| Written problem |
In the material below, list every line carrying the string "this".

** start of Data listing **

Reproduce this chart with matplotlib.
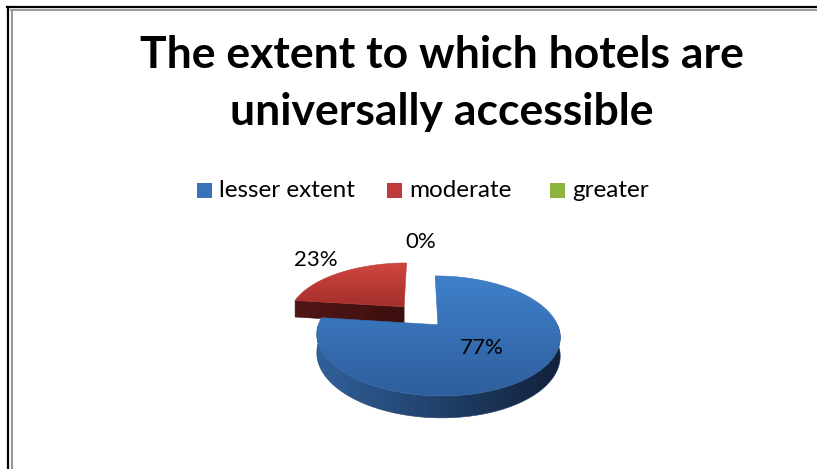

** end of Data listing **
** start of Data listing **

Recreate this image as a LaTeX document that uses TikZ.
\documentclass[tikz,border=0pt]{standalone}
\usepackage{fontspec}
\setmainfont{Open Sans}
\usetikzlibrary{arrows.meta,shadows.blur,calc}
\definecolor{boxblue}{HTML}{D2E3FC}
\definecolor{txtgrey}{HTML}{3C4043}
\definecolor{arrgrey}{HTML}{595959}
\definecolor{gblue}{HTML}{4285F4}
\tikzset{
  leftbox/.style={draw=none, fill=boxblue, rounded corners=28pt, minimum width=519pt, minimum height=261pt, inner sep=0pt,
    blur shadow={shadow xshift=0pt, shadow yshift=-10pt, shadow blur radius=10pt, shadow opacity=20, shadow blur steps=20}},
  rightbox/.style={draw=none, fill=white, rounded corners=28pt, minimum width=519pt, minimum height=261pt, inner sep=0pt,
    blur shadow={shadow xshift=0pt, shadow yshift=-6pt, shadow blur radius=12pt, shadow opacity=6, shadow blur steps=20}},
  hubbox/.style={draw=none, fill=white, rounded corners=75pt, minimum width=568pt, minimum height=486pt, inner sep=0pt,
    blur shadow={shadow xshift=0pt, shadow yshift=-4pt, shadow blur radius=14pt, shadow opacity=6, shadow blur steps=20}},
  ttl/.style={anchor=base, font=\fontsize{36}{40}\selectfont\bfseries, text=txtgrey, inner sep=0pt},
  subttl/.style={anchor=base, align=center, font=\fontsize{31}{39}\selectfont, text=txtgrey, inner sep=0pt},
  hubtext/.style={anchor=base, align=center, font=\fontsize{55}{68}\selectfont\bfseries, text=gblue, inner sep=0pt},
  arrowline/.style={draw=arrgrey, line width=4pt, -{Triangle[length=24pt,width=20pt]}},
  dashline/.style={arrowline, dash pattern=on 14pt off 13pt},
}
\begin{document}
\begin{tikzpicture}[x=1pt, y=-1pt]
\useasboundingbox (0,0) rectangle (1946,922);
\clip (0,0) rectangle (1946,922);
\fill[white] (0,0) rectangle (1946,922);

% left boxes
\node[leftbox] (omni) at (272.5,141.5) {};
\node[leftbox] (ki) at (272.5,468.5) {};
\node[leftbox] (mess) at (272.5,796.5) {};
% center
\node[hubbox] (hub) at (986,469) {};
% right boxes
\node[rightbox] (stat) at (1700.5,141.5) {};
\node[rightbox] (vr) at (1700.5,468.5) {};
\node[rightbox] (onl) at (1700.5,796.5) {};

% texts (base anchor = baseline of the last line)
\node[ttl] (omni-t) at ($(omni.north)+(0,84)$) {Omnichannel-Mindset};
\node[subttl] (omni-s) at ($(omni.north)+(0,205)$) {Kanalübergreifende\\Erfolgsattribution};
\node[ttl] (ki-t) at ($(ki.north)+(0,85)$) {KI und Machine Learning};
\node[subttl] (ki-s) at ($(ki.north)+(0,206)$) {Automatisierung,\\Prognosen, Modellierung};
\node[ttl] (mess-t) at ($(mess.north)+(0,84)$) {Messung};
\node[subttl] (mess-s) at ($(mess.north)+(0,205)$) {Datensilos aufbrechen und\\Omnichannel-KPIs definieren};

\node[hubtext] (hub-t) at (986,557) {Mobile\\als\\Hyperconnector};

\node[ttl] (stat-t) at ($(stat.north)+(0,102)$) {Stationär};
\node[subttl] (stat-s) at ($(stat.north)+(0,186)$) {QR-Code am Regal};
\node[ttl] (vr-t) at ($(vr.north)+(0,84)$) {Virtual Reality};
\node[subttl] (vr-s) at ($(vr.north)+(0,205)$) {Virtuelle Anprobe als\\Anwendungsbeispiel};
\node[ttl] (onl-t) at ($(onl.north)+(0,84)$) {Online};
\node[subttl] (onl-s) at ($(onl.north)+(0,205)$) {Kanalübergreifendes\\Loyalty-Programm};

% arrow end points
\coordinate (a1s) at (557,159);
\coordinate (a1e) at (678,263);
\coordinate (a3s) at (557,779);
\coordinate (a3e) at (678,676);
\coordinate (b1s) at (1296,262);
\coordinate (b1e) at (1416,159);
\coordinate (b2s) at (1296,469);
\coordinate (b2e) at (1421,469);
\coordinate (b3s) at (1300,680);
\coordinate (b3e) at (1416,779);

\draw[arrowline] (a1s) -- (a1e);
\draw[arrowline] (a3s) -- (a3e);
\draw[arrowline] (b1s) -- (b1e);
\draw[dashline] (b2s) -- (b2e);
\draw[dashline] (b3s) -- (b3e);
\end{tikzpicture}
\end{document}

** end of Data listing **

| The reply |
Reproduce this chart with matplotlib.
Recreate this image as a LaTeX document that uses TikZ.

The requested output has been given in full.